Nevertheless, varenicline has been the leading non-NRT drug for smoking cessation in the the Western world. For cytisine to stake a claim as an effective agent — particularly in countries other than the U.S. that would want evidence of at least noninferiority for it to be included in national formularies — a head-to-head trial in a Western-type population could help its case.
Hence, the Australian government sponsored the new trial, dubbed CESSATE, which had no involvement from Pfizer or cytisine suppliers. Participants were daily smokers, recruited from ads in print, radio, and online media, as well as from a telephone quit line, who said they wanted to quit and weren’t currently using other smoking-cessation pharmacotherapies. Some 5% were Aboriginal or Torres Strait Islanders. Half were men, and mean participant age was 43. Mean smoking intensity was 18 cigarettes per day; total smoking history in pack-years wasn’t reported, but the mean starting age for smoking was 16. They were randomized 1:1 to the two study agents, unblinded for pragmatic reasons.
The trial’s primary endpoint was smoking abstinence — i.e., not having smoked more than five cigarettes in the past 6 months when evaluated at study month 7 — as reported by participants and checked with a carbon monoxide (CO) breath test. Those lost to follow-up or who missed or failed the CO test were considered to be still smoking.

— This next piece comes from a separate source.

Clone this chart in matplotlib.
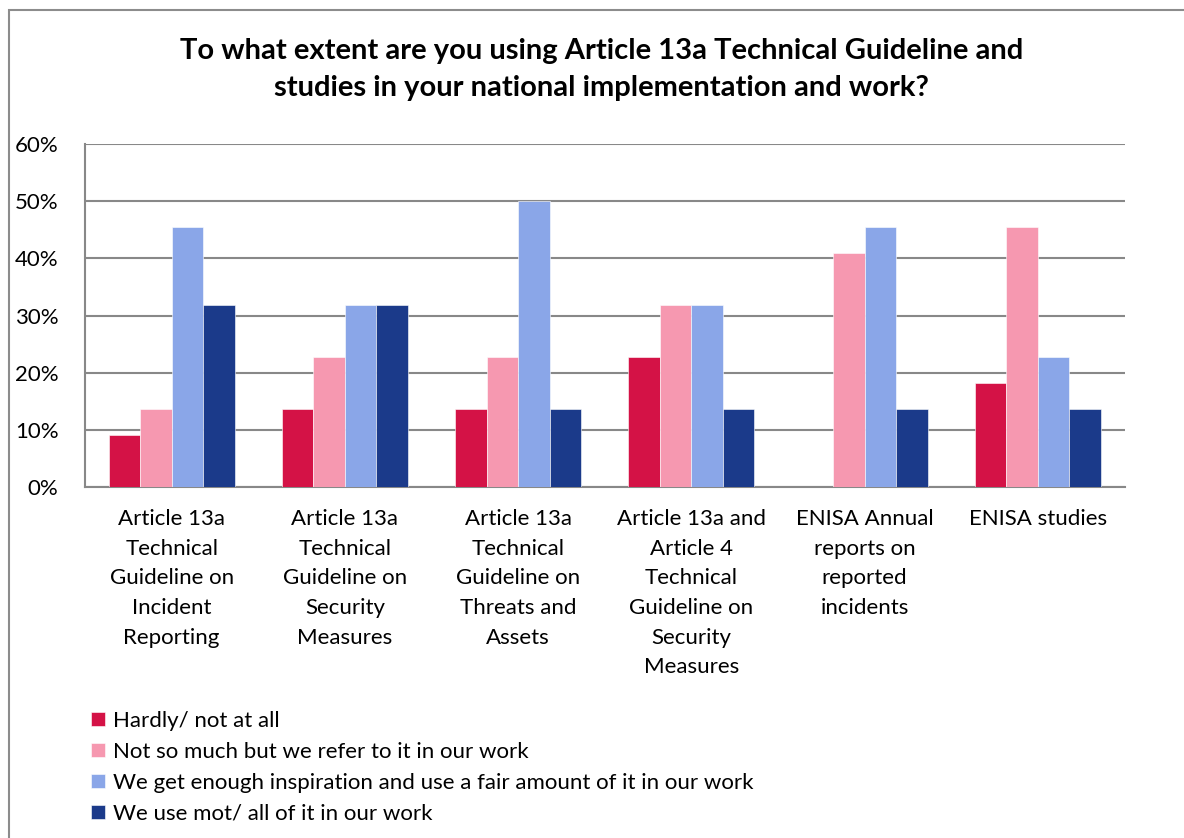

Not surprisingly, given that most cessation attempts fail, the primary endpoint was met by 11.7% of the cytisine group and 13.3% of the varenicline group. To be considered noninferior, the lower bound of the risk difference’s one-sided 97.5% confidence interval had to be no more than -5%. In the end, the risk difference was -1.62% with a confidence interval of -5.02% to infinity. A secondary Bayesian analysis found only a 15% probability of noninferiority, with other statistical tests also pointing toward lower efficacy with cytisine.

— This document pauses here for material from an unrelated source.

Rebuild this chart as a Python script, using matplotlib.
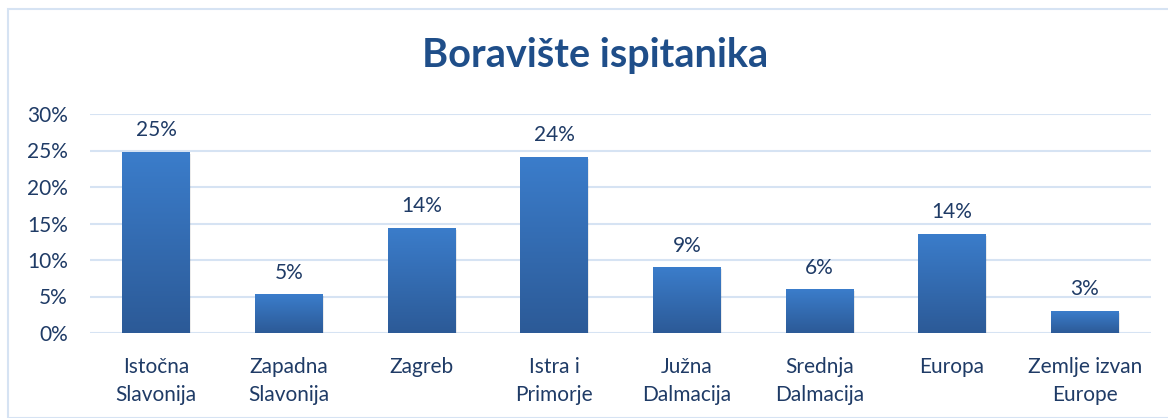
import matplotlib

matplotlib.use("Agg")
import matplotlib.pyplot as plt
import numpy as np
from matplotlib.colors import LinearSegmentedColormap
from matplotlib.patches import Rectangle

categories = ["Istočna\nSlavonija", "Zapadna\nSlavonija", "Zagreb", "Istra i\nPrimorje",
              "Južna\nDalmacija", "Srednja\nDalmacija", "Europa", "Zemlje izvan\nEurope"]
values = [24.8, 5.3, 14.4, 24.1, 9.0, 6.0, 13.6, 3.0]
yticks = [0, 5, 10, 15, 20, 25, 30]

text_color = "#1f3b66"
plt.rcParams["font.family"] = ["Lato", "DejaVu Sans"]

fig = plt.figure(figsize=(11.68, 4.18), dpi=100)
W, H = 1168, 418
ax = fig.add_axes([90 / W, 1 - 333 / H, (1151 - 90) / W, (333 - 114) / H])

# chart border
fig.patches.append(Rectangle((8 / W, 0), 1.0, 1 - 9 / H, transform=fig.transFigure,
                             fill=False, edgecolor="#d6e3f3", linewidth=1.5))

x = np.arange(len(categories))
width = 0.51
cmap = LinearSegmentedColormap.from_list("bar", ["#2c5a97", "#3b7dcb"])
grad = np.linspace(0, 1, 256).reshape(-1, 1)
bars = ax.bar(x, values, width=width, color="none", zorder=3)
for b, v in zip(bars, values):
    x0, w = b.get_x(), b.get_width()
    # soft shadow
    ax.add_patch(Rectangle((x0 + 0.01, -0.25), w, v, facecolor="#000000", alpha=0.08,
                           edgecolor="none", zorder=2))
    im = ax.imshow(grad, extent=(x0, x0 + w, 0, v), origin="lower", cmap=cmap,
                   aspect="auto", zorder=3)
    im.set_clip_path(b)
    ax.text(b.get_x() + w / 2, v + 1.6, f"{round(v):.0f}%", ha="center", va="bottom",
            fontsize=15, color=text_color)

ax.set_xlim(-0.5, len(categories) - 0.5)
ax.set_ylim(0, 30)
ax.set_yticks(yticks)
ax.set_yticklabels([f"{t}%" for t in yticks])
ax.set_xticks(x)
ax.set_xticklabels(categories, linespacing=1.55, va="top")
ax.tick_params(axis="both", length=0, labelsize=15, colors=text_color)
ax.tick_params(axis="x", pad=17)
ax.tick_params(axis="y", pad=16)
ax.yaxis.grid(True, color="#d6e3f3", linewidth=1.5, zorder=0)
ax.set_axisbelow(True)
for s in ax.spines.values():
    s.set_visible(False)

fig.text(595 / W, 1 - 56 / H, "Boravište ispitanika", ha="center", va="center",
         fontsize=28.5, fontweight="bold", color="#1f4e89")

fig.savefig("out.png", dpi=100)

Two findings did fall in cytisine’s favor. First, when participants were contacted by phone at the end of 1 month — at which point those in the cytisine group had finished dosing — self-reported abstinence in the previous week stood at 42.5% with cytisine versus 32.3% for varenicline. That was one reason why Courtney and colleagues suggested a longer cytisine dosing period could be beneficial.
Also, adverse events were less common with cytisine. Across all events, those that were clearly more common with varenicline were abnormal dreams and nausea.
Serious events, almost all requiring hospitalization, also appeared more common with varenicline (32 people vs 17 with cytisine), but the difference was not statistically significant. These events made somewhat of a puzzle, showing no clear pattern. Twelve were orthopedic, whereas only five could be considered neuropsychiatric. However, one of the latter was a suicide attempt by a varenicline recipient with a mental illness history. (On the other hand, the previous trial comparing cytisine to standard NRT found more adverse events with the former.)
Courtney and colleagues acknowledged a number of limitations and cautions. Past research has shown that behavioral support in addition to pharmacotherapy boosts quit rates, but participants in the trial got almost nothing other than referral to a telephone quit line. Also, the CO breath test only identifies smoking within the past 24 hours, so its reliability for assessing long-term abstinence is questionable. And the open-label design could have led to biases in adherence and self-reported outcomes.
Disclosures
The study was funded by the Australian government.
Study authors reported relationships with Pfizer (varenicline’s manufacturer), various manufacturers of cytisine, Juul Labs, and other commercial entities.